- The Ellingham–Horton 54-graph.
- Named after: Joseph Horton and Mark Ellingham
- Vertices: 54 (54-graph) 78 (78-graph)
- Edges: 81 (54-graph) 117 (78-graph)
- Radius: 9 (54-graph) 7 (78-graph)
- Diameter: 10 (54-graph) 13 (78-graph)
- Girth: 6 (both)
- Automorphisms: 32 (54-graph) 16 (78-graph)
- Chromatic number: 2 (both)
- Chromatic index: 3 (both)
- Book thickness: 3 (both)
- Queue number: 2 (both)
- Properties: Cubic (both) Bipartite (both) Regular (both)

= Ellingham–Horton graph =

In the mathematical field of graph theory, the Ellingham–Horton graphs are two 3-regular graphs on 54 and 78 vertices: the Ellingham–Horton 54-graph and the Ellingham–Horton 78-graph. They are named after Joseph D. Horton and Mark N. Ellingham, their discoverers. These two graphs provide counterexamples to the conjecture of W. T. Tutte that every cubic 3-connected bipartite graph is Hamiltonian. The book thickness of the Ellingham-Horton 54-graph and the Ellingham-Horton 78-graph is 3 and the queue numbers 2.
The Ellingham-Horton 54-graph is 1-planar.

The first counterexample to the Tutte conjecture was the Horton graph, published by Bondy & Murty (1976).

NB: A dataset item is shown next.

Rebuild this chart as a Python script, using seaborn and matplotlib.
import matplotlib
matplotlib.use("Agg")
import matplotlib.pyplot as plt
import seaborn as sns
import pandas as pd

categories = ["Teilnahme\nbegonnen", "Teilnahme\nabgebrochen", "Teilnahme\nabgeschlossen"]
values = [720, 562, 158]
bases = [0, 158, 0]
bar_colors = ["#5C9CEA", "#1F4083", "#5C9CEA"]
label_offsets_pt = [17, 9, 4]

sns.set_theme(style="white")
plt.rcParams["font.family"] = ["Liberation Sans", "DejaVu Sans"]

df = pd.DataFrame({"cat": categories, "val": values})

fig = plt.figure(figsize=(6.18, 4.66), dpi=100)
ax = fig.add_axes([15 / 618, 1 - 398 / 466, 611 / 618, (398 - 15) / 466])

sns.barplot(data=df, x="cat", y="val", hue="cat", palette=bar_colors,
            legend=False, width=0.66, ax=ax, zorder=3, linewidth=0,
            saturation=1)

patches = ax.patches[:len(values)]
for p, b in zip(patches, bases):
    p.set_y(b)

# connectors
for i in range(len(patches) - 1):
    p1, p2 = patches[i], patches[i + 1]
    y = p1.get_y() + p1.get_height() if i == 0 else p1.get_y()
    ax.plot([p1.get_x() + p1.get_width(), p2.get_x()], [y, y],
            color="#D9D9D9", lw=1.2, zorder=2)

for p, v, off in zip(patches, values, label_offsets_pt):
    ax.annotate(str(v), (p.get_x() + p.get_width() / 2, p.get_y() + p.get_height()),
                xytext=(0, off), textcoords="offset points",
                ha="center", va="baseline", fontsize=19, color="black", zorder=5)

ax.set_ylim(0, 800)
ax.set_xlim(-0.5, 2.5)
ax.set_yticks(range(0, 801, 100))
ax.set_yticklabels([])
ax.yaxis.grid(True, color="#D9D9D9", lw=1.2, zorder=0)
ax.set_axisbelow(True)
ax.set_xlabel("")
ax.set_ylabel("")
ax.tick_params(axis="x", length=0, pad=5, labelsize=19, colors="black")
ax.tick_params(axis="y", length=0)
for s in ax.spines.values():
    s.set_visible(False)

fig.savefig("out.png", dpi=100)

After the Horton graph, a number of smaller counterexamples to the Tutte conjecture were found. Among them are a 92-vertex graph by Horton (1982), a 78-vertex graph by Owens (1983), and the two Ellingham–Horton graphs.

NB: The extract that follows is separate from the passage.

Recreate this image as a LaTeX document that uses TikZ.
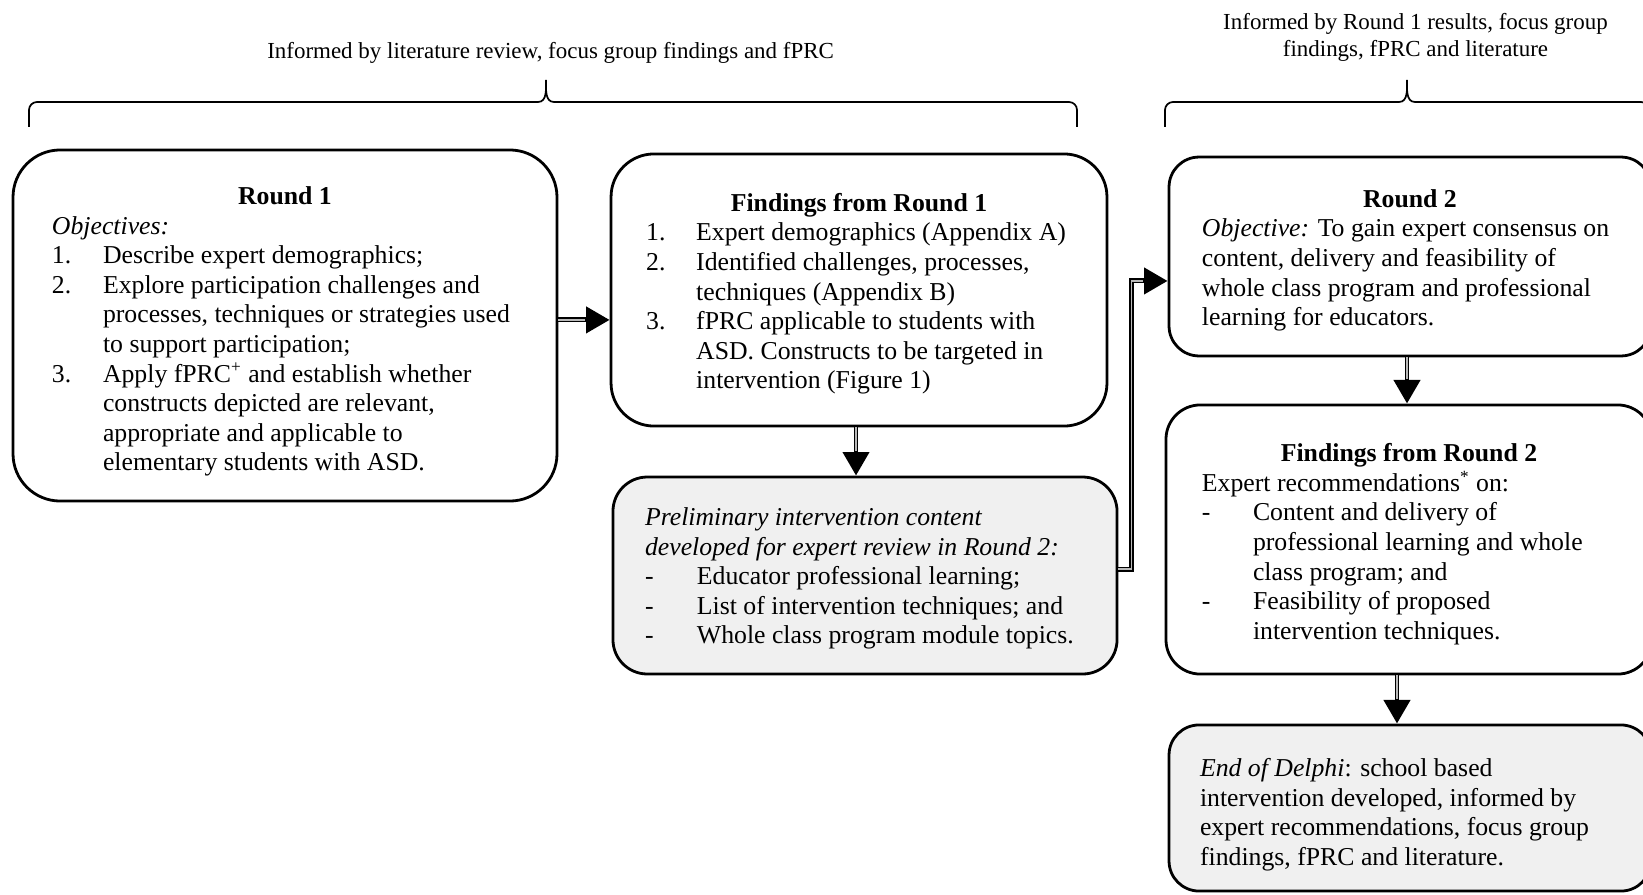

The first Ellingham–Horton graph was published by Ellingham (1981) and is of order 78. At that time it was the smallest known counterexample to the Tutte conjecture. The second Ellingham–Horton graph was published by Ellingham & Horton (1983) and is of order 54. In 1989, Georges' graph, the smallest currently-known Non-Hamiltonian 3-connected cubic bipartite graph was discovered, containing 50 vertices.

==Gallery==

The chromatic number of the Ellingham–Horton 54-graph is 2.
The chromatic index of the Ellingham–Horton 54-graph is 3.
The chromatic number of the Ellingham–Horton 78-graph is 2.
The chromatic index of the Ellingham–Horton 78-graph is 3.